Jeff Albert, left, and Kai Correa.

Jeff Albert, left, and Kai Correa. Credit: AP

The Mets made significant headway in reconstructing their gutted coaching staff Tuesday, hiring a new bench coach and promoting from within to fill the role of hitting coach, sources said.

Kai Correa, most recently the Guardians’ field coordinator and coach of defense, baserunning and game strategy, will be manager Carlos Mendoza’s second in command. He assumes the bench coach role vacated by John Gibbons, who resigned as part of the Mets’ massive coaching reconstruction earlier this month.

Jeff Albert, who’s served as the organization’s director of hitting development for the last two years, will lead the major-league club’s hitting program; it’s likely the Mets will also hire an additional hitting coach. Albert, who has a background in physiology and biomechanics, will partially take over the role filled by ousted hitting coaches Jeremy Barnes and Eric Chavez.

Correa, 37, played college baseball at Puget Sound University and has quickly risen through the ranks: He started as a Division III assistant coach with Puget Sound, moved on to Division I, and began serving as a minor-league coach in the Cleveland organization in 2018.

He became then-Giants manager Gabe Kapler’s bench coach in 2020, and interim manager for three games in 2023 when Kapler was fired.

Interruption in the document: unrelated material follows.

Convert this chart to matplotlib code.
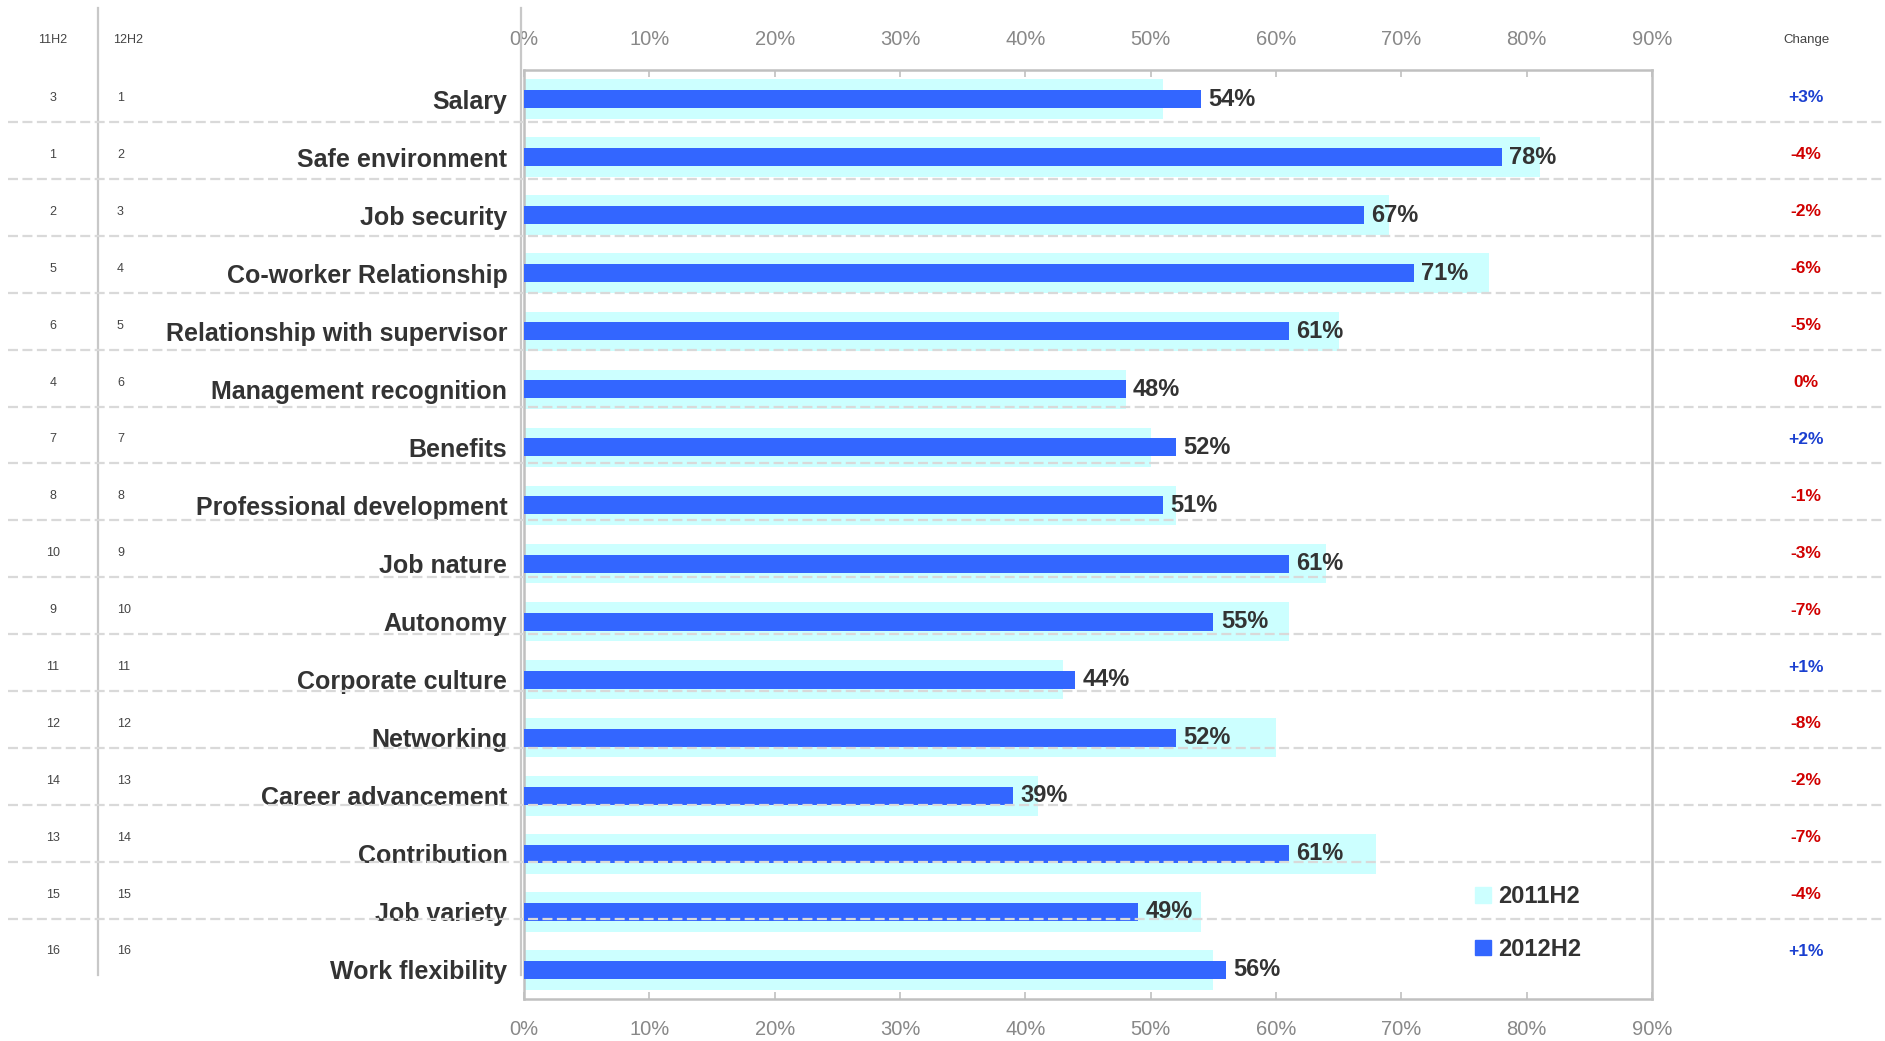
import matplotlib
matplotlib.use('Agg')
import matplotlib.pyplot as plt
from matplotlib.patches import Patch
from matplotlib.ticker import FuncFormatter

plt.rcParams['font.family'] = ['Liberation Sans', 'DejaVu Sans']

# Datos
categorias = [
    'Salary', 'Safe environment', 'Job security', 'Co-worker Relationship',
    'Relationship with supervisor', 'Management recognition', 'Benefits',
    'Professional development', 'Job nature', 'Autonomy', 'Corporate culture',
    'Networking', 'Career advancement', 'Contribution', 'Job variety',
    'Work flexibility',
]
valores_2011 = [51, 81.1, 69, 77, 65, 48, 50, 52, 64, 61, 43, 60, 41, 68, 54, 55]
valores_2012 = [54, 78, 67, 71, 61, 48, 52, 51, 61, 55, 44, 52, 39, 61, 49, 56]
rank_11h2 = [3, 1, 2, 5, 6, 4, 7, 8, 10, 9, 11, 12, 14, 13, 15, 16]
rank_12h2 = list(range(1, 17))
cambios = [3, -4, -2, -6, -5, 0, 2, -1, -3, -7, 1, -8, -2, -7, -4, 1]
ticks_pct = [0, 10, 20, 30, 40, 50, 60, 70, 80, 90]

W, H = 1885, 1041
fig = plt.figure(figsize=(W / 100, H / 100), dpi=100)
fig.patch.set_facecolor('white')

# Eje principal (posiciones en pixeles de la figura)
left, right, top, bottom = 524, 1652, 70, 999
ax = fig.add_axes([left / W, 1 - bottom / H, (right - left) / W, (bottom - top) / H])

n = len(categorias)
pos = list(range(n))
ax.barh(pos, valores_2011, height=0.68, color='#ccffff', zorder=2, label='2011H2')
ax.barh(pos, valores_2012, height=0.31, color='#3366ff', zorder=3, label='2012H2')

for y, v in zip(pos, valores_2012):
    ax.text(v + 0.6, y, f'{v:.0f}%', va='center', ha='left', fontsize=17,
            fontweight='bold', color='#333333', zorder=4)

ax.set_xlim(0, 90)
ax.set_ylim(n - 0.5, -0.5)
ax.set_xticks(ticks_pct)
ax.xaxis.set_major_formatter(FuncFormatter(lambda x, _: f'{x:.0f}%'))
ax.tick_params(axis='x', which='both', top=True, bottom=True, labeltop=True,
               labelbottom=True, direction='in', length=5, width=1.2,
               color='#c0c0c0', labelcolor='#888888', labelsize=14.5, pad=15)
ax.set_yticks(pos)
ax.set_yticklabels(categorias, fontsize=18, fontweight='bold', color='#333333')
ax.tick_params(axis='y', length=0, pad=12)
for s in ax.spines.values():
    s.set_color('#c0c0c0')
    s.set_linewidth(1.8)

ax.legend(handles=[Patch(color='#ccffff', label='2011H2'),
                   Patch(color='#3366ff', label='2012H2')],
          loc='upper left', bbox_to_anchor=(1454 / W, 1 - 864 / H),
          bbox_transform=fig.transFigure, frameon=False, handlelength=0.65,
          handleheight=0.65, handletextpad=0.3, labelspacing=1.25,
          prop={'size': 17, 'weight': 'bold'}, labelcolor='#333333')

# Capa superpuesta: tabla de rankings, cambios y lineas punteadas
ov = fig.add_axes([0, 0, 1, 1], zorder=5)
ov.set_xlim(0, W)
ov.set_ylim(H, 0)
ov.axis('off')
ov.patch.set_alpha(0)

y0, paso = 98, 56.9
ov.text(53, 40, '11H2', ha='center', va='center', fontsize=9, color='#444444')
ov.text(113, 40, '12H2', ha='left', va='center', fontsize=9, color='#444444')
ov.text(1806, 40, 'Change', ha='center', va='center', fontsize=9.5, color='#444444')

for i in range(n):
    y = y0 + paso * i
    ov.text(53, y, str(rank_11h2[i]), ha='center', va='center', fontsize=9, color='#444444')
    ov.text(117, y, str(rank_12h2[i]), ha='left', va='center', fontsize=9, color='#444444')
    c = cambios[i]
    color = '#1a3fd0' if c > 0 else '#d00000'
    txt = f'+{c}%' if c > 0 else f'{c}%'
    ov.text(1806, y, txt, ha='center', va='center', fontsize=12.5,
            fontweight='bold', color=color)
    if i < n - 1:
        ov.plot([8, W], [y + 24, y + 24], color='#d9d9d9', lw=1.6,
                dashes=(4.5, 2), zorder=5)

ov.plot([98, 98], [8, 975], color='#c8c8c8', lw=1.6)
ov.plot([521, 521], [8, 975], color='#c8c8c8', lw=1.6)

fig.savefig('out.png', dpi=100, facecolor='white')
plt.close(fig)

He returned to the Guardians the next season.

Albert, meanwhile, has a bachelor’s degree in finance, along with a master’s in exercise science from Louisiana Tech, and began his coaching career in Dominican Winter ball in 2015. He worked with the Astros in various capacities for five years, before becoming the Cardinals’ primary hitting coach from 2018 to 2022.

He also owns HittingResearch.com, which, according to his LinkedIn page, is home to Hit 585 — a “batting cage facility where (they) customize player development programs and share information on application of objective information to the hitting development process.”

The duo fill two of the many holes left by the front office’s coaching purge. The Mets still need at least a pitching, catching, and third-base coach.